> _Directions_
Retype, word for word, the lines from the first line of the entries through the line that holds "(brace) at (1360,487);"; leave out the pictures.

> _Source material_
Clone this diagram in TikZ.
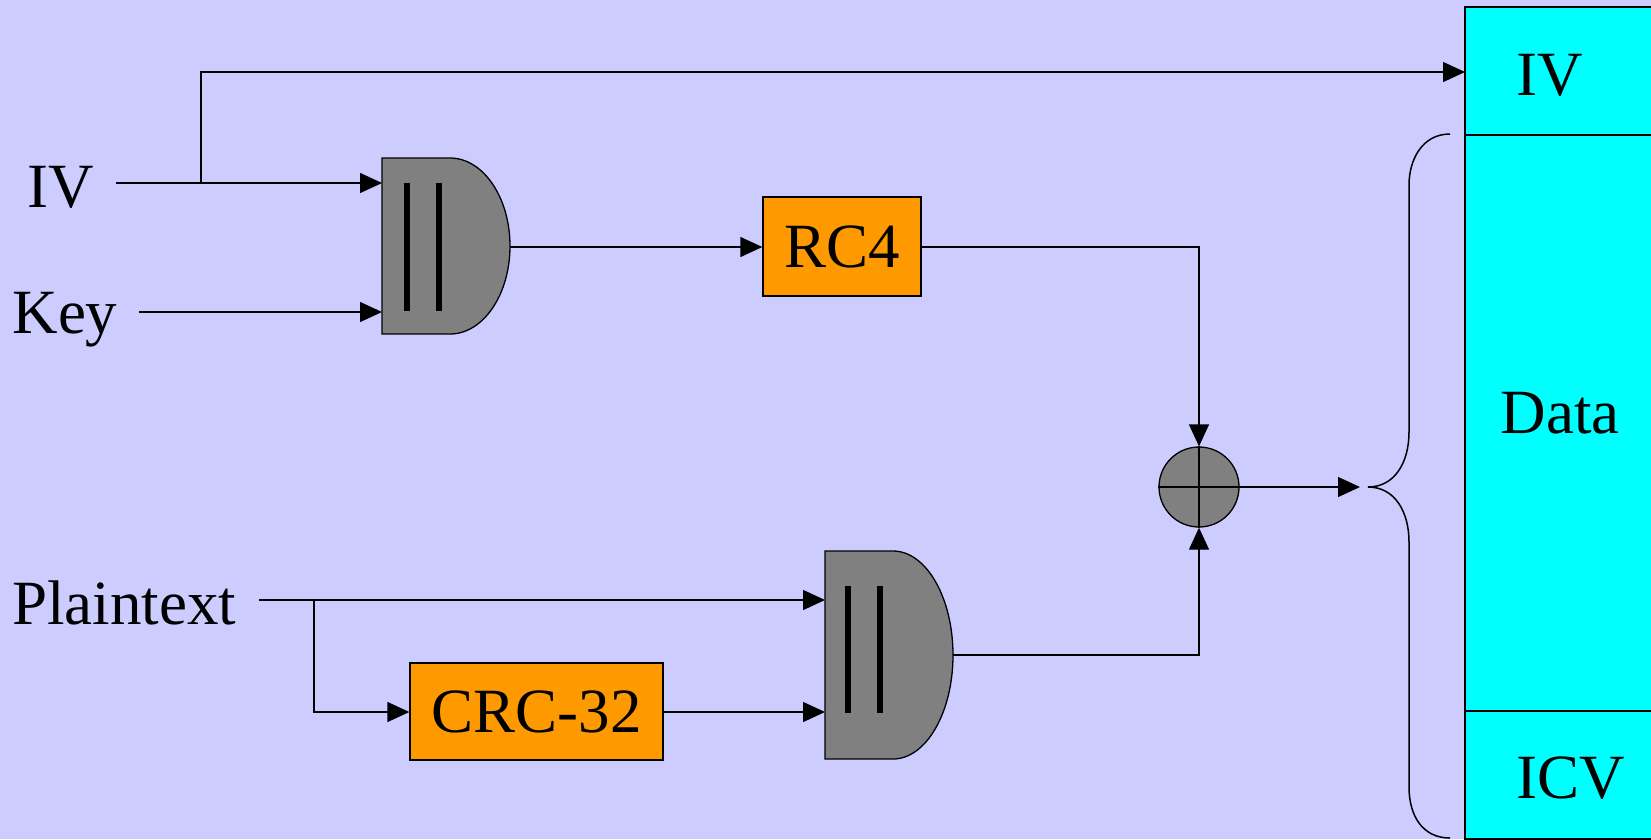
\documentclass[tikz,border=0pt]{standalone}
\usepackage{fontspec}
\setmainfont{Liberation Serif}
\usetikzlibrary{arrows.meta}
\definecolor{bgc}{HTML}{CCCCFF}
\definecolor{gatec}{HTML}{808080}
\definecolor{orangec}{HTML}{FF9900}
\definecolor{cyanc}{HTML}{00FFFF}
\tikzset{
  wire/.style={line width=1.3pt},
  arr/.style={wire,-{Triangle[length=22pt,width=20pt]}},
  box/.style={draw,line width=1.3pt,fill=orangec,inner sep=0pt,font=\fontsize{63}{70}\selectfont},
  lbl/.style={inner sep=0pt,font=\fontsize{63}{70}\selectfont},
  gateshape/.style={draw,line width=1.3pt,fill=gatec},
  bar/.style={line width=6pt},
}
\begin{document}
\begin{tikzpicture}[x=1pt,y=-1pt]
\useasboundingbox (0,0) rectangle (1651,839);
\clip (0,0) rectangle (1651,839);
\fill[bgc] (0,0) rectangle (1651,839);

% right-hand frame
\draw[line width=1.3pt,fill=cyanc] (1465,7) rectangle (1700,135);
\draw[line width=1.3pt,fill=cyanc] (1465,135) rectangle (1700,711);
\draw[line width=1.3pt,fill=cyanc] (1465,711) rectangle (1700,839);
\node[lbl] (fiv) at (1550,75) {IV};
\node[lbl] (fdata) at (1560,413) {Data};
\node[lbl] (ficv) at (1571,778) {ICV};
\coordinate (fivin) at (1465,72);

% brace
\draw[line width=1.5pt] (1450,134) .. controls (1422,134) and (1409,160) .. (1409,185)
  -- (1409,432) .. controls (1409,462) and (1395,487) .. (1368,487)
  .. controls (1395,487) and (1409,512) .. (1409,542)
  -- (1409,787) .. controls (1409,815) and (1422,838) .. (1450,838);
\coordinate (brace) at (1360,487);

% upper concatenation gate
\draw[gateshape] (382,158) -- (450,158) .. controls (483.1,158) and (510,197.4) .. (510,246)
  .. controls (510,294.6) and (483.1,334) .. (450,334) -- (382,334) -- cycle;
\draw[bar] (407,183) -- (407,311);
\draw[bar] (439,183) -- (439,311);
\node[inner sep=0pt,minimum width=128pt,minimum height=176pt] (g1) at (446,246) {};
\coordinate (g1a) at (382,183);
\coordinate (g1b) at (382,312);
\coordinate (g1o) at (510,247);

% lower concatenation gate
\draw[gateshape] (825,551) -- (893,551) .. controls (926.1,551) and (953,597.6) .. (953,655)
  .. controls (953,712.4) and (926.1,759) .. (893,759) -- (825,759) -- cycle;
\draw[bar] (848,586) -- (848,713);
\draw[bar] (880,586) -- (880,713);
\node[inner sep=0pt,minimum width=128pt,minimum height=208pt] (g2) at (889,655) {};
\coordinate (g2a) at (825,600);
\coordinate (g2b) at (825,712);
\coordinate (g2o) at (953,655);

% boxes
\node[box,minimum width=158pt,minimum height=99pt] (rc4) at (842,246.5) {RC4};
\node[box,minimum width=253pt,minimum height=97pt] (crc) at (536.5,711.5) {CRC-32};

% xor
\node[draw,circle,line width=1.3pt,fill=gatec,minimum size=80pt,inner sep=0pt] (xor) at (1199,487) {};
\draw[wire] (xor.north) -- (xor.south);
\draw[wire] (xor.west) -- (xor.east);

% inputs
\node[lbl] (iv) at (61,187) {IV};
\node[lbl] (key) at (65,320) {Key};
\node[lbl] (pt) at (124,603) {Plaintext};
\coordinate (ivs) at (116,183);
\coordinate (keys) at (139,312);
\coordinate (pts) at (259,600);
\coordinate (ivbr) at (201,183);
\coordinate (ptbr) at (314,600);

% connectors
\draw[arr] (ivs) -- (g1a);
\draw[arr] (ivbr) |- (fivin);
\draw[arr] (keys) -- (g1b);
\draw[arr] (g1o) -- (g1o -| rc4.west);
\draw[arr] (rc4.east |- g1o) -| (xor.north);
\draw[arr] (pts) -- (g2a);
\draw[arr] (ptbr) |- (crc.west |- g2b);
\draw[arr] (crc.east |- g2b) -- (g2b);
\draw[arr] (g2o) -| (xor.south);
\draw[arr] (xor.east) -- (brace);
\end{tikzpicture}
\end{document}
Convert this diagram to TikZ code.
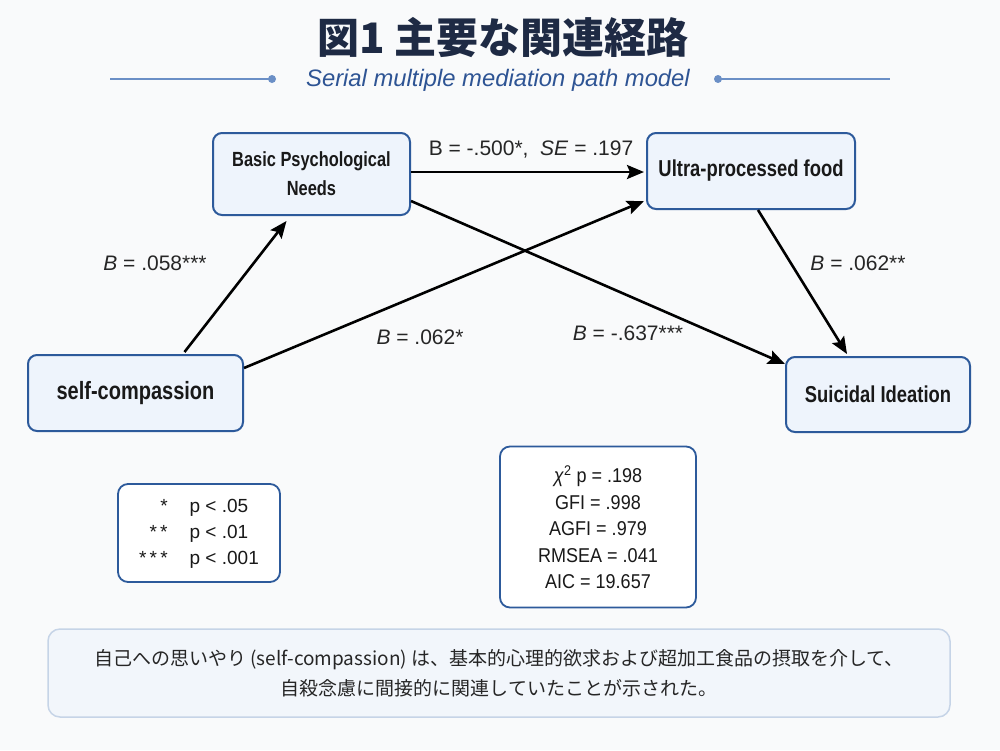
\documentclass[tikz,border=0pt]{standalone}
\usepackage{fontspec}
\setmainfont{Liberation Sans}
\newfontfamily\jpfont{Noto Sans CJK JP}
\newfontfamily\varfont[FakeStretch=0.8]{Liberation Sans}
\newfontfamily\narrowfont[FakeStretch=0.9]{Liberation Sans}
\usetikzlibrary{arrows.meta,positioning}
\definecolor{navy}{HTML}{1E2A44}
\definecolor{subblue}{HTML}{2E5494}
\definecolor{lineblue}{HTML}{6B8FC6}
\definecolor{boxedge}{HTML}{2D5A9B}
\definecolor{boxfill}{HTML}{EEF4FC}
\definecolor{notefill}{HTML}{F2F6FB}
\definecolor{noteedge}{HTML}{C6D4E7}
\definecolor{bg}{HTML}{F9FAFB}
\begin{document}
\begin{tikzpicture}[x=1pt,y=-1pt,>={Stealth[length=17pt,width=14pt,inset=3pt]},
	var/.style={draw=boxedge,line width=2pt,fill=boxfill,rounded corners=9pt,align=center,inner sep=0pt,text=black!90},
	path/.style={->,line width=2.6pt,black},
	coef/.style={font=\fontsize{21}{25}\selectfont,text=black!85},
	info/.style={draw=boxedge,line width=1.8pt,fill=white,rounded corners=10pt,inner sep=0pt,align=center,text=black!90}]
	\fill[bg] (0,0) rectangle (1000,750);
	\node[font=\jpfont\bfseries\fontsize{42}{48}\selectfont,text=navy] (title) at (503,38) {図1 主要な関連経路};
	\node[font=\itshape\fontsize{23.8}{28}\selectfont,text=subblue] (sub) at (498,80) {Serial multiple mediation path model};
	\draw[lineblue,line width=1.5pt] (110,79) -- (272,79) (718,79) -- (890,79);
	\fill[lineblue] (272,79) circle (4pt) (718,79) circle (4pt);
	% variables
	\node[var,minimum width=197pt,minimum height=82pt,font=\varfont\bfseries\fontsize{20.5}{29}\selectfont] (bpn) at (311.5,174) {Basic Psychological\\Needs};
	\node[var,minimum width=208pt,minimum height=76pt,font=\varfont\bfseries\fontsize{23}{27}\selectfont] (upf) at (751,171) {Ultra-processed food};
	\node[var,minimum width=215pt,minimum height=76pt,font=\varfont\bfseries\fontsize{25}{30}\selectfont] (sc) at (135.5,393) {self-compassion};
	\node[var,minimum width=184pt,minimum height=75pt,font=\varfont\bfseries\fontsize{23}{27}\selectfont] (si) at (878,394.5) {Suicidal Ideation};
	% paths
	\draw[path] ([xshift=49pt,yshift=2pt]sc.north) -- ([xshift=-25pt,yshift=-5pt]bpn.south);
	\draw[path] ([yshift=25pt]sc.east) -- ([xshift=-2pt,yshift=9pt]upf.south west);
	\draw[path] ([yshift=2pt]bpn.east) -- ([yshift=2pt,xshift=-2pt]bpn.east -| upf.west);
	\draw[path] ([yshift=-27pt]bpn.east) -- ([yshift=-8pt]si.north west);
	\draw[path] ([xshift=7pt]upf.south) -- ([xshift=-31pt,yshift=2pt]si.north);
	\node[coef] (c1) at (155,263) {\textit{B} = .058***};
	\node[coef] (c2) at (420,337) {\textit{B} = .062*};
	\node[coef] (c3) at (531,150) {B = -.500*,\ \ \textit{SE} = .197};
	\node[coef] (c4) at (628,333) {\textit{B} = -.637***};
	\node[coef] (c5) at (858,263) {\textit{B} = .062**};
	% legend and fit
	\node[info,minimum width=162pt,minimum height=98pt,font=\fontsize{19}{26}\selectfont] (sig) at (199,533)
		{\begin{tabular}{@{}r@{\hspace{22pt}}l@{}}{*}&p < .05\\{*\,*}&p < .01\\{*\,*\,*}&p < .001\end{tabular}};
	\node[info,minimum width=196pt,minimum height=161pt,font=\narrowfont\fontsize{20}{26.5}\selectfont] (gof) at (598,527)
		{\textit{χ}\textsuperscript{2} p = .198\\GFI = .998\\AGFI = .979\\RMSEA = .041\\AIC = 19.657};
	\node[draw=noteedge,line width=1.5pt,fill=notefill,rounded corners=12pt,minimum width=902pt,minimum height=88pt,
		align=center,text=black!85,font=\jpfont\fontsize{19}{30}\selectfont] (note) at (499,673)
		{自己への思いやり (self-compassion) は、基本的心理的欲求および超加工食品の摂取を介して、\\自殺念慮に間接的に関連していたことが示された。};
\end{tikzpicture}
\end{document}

> _Exercise output_
Clone this diagram in TikZ.
\documentclass[tikz,border=0pt]{standalone}
\usepackage{fontspec}
\setmainfont{Liberation Serif}
\usetikzlibrary{arrows.meta}
\definecolor{bgc}{HTML}{CCCCFF}
\definecolor{gatec}{HTML}{808080}
\definecolor{orangec}{HTML}{FF9900}
\definecolor{cyanc}{HTML}{00FFFF}
\tikzset{
  wire/.style={line width=1.3pt},
  arr/.style={wire,-{Triangle[length=22pt,width=20pt]}},
  box/.style={draw,line width=1.3pt,fill=orangec,inner sep=0pt,font=\fontsize{63}{70}\selectfont},
  lbl/.style={inner sep=0pt,font=\fontsize{63}{70}\selectfont},
  gateshape/.style={draw,line width=1.3pt,fill=gatec},
  bar/.style={line width=6pt},
}
\begin{document}
\begin{tikzpicture}[x=1pt,y=-1pt]
\useasboundingbox (0,0) rectangle (1651,839);
\clip (0,0) rectangle (1651,839);
\fill[bgc] (0,0) rectangle (1651,839);

% right-hand frame
\draw[line width=1.3pt,fill=cyanc] (1465,7) rectangle (1700,135);
\draw[line width=1.3pt,fill=cyanc] (1465,135) rectangle (1700,711);
\draw[line width=1.3pt,fill=cyanc] (1465,711) rectangle (1700,839);
\node[lbl] (fiv) at (1550,75) {IV};
\node[lbl] (fdata) at (1560,413) {Data};
\node[lbl] (ficv) at (1571,778) {ICV};
\coordinate (fivin) at (1465,72);

% brace
\draw[line width=1.5pt] (1450,134) .. controls (1422,134) and (1409,160) .. (1409,185)
  -- (1409,432) .. controls (1409,462) and (1395,487) .. (1368,487)
  .. controls (1395,487) and (1409,512) .. (1409,542)
  -- (1409,787) .. controls (1409,815) and (1422,838) .. (1450,838);
\coordinate (brace) at (1360,487);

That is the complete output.